Ontario’s police forces dropped a bombshell today: unpaid speeding tickets are costing them just over a billion dollars. That’s a dollar in speeding tickets every second for 33 years. The figure, put together by the Ontario Association of Police Services Boards, is pretty staggering, and it clearly caught some of our politicians off guard. Attorney General Chris Bentley was reduced to saying, “It’s a heck of a lot of money,” while the always-charming Bill Murdoch (MPP for Bruce-Grey-Owen Sound) launched a stirring call for fewer laws in the province of Ontario. Clearly, everybody’s having a hard time wrapping their head around this, so in the spirit of public service, here are six simple ways to think of what our cities could do if road warriors coughed up the dough they owe.
1. 5,000 gold iPads
At nearly $200,000 a pop, these plated pads are an excellent way to get 64 gigabytes of 3G action in one’s hot little hands. We would insist that anyone buying such an extravagant device in such numbers give us at least 100. For research purposes, of course.
2. 13,333 William Shatner kidney stones
We’ve already covered Captain Kirk’s gross-yet-generous donation of a kidney stone, which was sold for $75,000—money Shatner promptly donated to Habitat for Humanity. Arguably, it would be cheaper, though far less hilarious, to just buy the man his own urologist.
3. Almost 900 Bugatti Veyrons
Buying a bunch of the world’s fastest cars for the streets of Ontario would probably be counterproductive. Then again, who wouldn’t want to outrun a convoy of OPP highway troopers at this car’s top speed of 425 kilometres per hour?

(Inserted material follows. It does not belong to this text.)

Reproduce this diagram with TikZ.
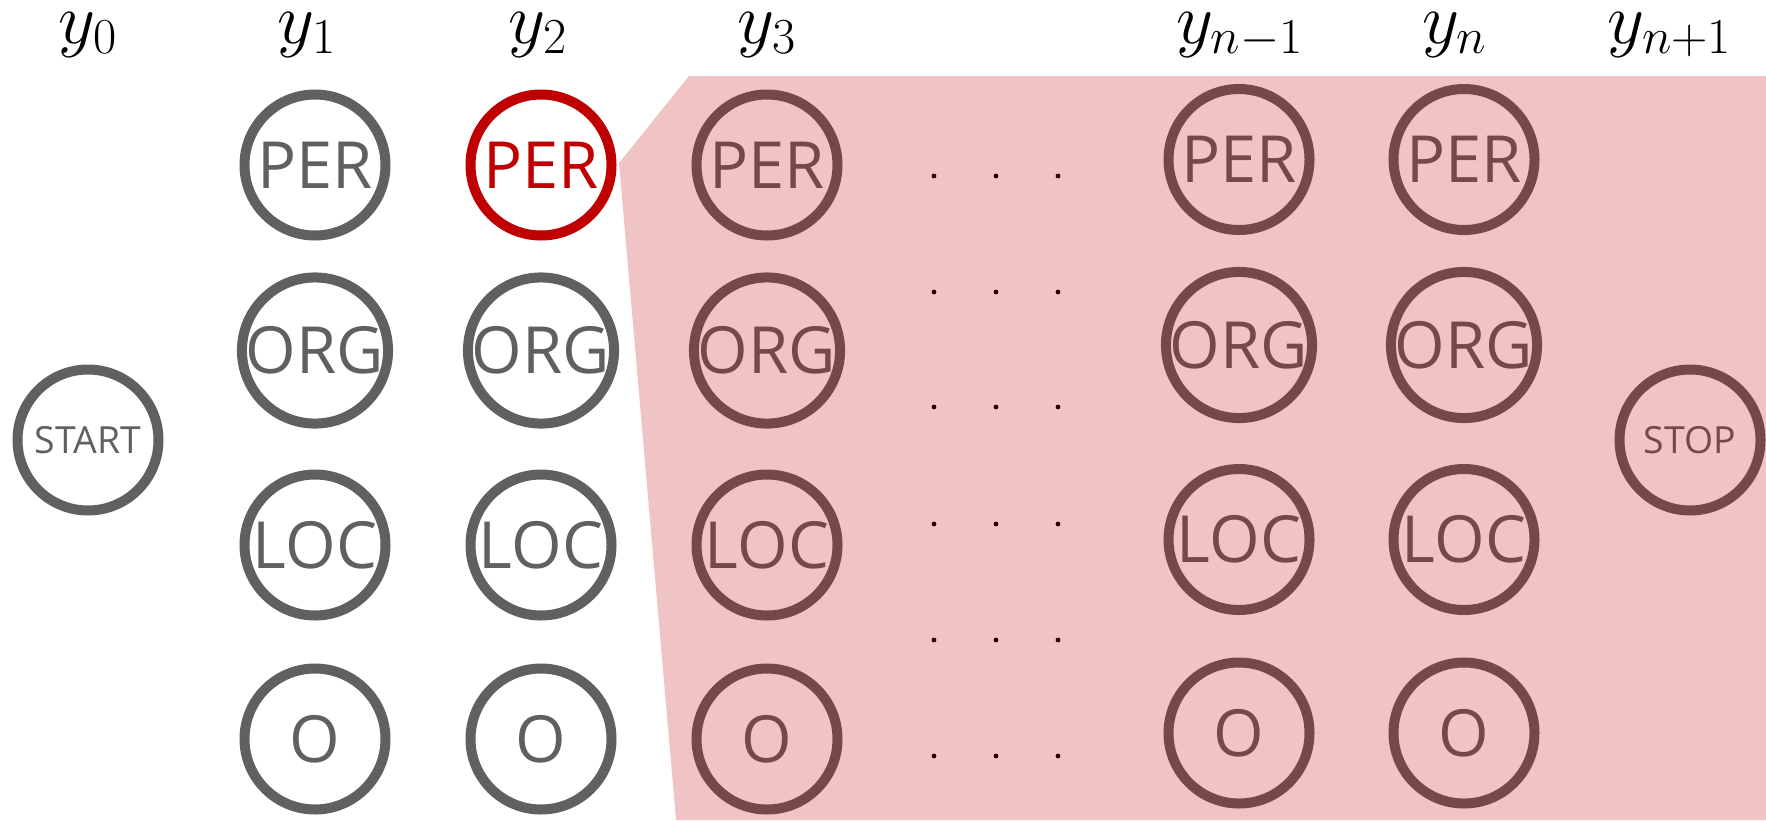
\RequirePackage{fix-cm}
\documentclass[tikz,border=0pt]{standalone}
\usepackage{fontspec}
\setsansfont{Open Sans}
\definecolor{stategray}{HTML}{606060}
\definecolor{chosenred}{HTML}{C00000}
\definecolor{veilred}{HTML}{C00000}
\begin{document}
\begin{tikzpicture}[x=0.5pt,y=-0.5pt,
  state/.style={circle, draw=stategray, line width=5pt, minimum size=70.5pt,
    inner sep=0pt, outer sep=0pt, text=stategray,
    font=\sffamily\fontsize{32.5}{36}\selectfont},
  endstate/.style={state, font=\sffamily\fontsize{18.7}{22}\selectfont},
  chosen/.style={state, draw=chosenred, text=chosenred},
  colhead/.style={anchor=base, inner sep=0pt, font=\fontsize{36}{40}\selectfont},
  gapdot/.style={circle, fill=black, inner sep=0pt, minimum size=2.4pt}
]
\useasboundingbox (0,0) rectangle (1766,820);

% column headings
\node[colhead] (h0) at (88,43) {$y_0$};
\node[colhead] (h1) at (307,43) {$y_1$};
\node[colhead] (h2) at (538,43) {$y_2$};
\node[colhead] (h3) at (767,43) {$y_3$};
\node[colhead] (hm) at (1240,43) {$y_{n-1}$};
\node[colhead] (hn) at (1455,43) {$y_n$};
\node[colhead] (hs) at (1670,43) {$y_{n+1}$};

% start and stop states
\node[endstate] (start) at (88,440) {START};
\node[endstate] (stop) at (1690,440) {STOP};

% tag states of positions 1 to 3
\foreach \c/\x in {1/315, 2/541, 3/767}{
  \node[state] (org\c) at (\x,350.5) {ORG};
  \node[state] (loc\c) at (\x,545) {LOC};
  \node[state] (o\c) at (\x,739) {O};
}
\node[state] (per1) at (315,165) {PER};
\node[chosen] (per2) at (541,165) {PER};
\node[state] (per3) at (767,165) {PER};

% tag states of positions n-1 and n
\foreach \c/\x in {m/1239, n/1464}{
  \node[state] (per\c) at (\x,159.5) {PER};
  \node[state] (org\c) at (\x,345) {ORG};
  \node[state] (loc\c) at (\x,539.5) {LOC};
  \node[state] (o\c) at (\x,733) {O};
}

% elided positions
\foreach \r [count=\i] in {176,292,407,524,640,756}{
  \foreach \x [count=\j] in {934,996,1058}{
    \node[gapdot] (gap\i-\j) at (\x,\r) {};
  }
}

% translucent region over the remaining positions
\fill[veilred, opacity=0.23] (689,76) -- (1766,76) -- (1766,820) -- (676,820)
  -- (619,163) -- cycle;
\end{tikzpicture}
\end{document}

4. Between three and five Avatars
And we’re not talking cinema tickets or Blu-ray discs. Depending on the source, Avatar cost between $230 and $310 million, meaning that there’s enough speeding ticket money to fund at least three whole productions. That’s enough to bring Jim Cameron—preferably with Zoe Saldana—back to Ontario and launch a whole new franchise.
5. Ten private Caribbean islands
It would probably be cheaper now, but back in 2007, Ronde Island in the Caribbean was on the market for a cool $100 million. What Canadian hasn’t dreamed of being able to vacation in the tropics without having to clear customs (survivors of Oceanic Flight 815 not included)?
6. About three kilometres of subway in Toronto
Just so no mayoral candidates get any bright ideas (we’re looking at you Rocco Rossi, Rob Ford and Sarah Thomson), forcing motorists to pay their tickets won’t suddenly make subways possible. Extending the Spadina subway to York University is costing about $300 million per kilometre, so it’s not like that Eglinton crosstown subway is looking at all feasible. The whole billion is just enough to get it from the Allen to Keele.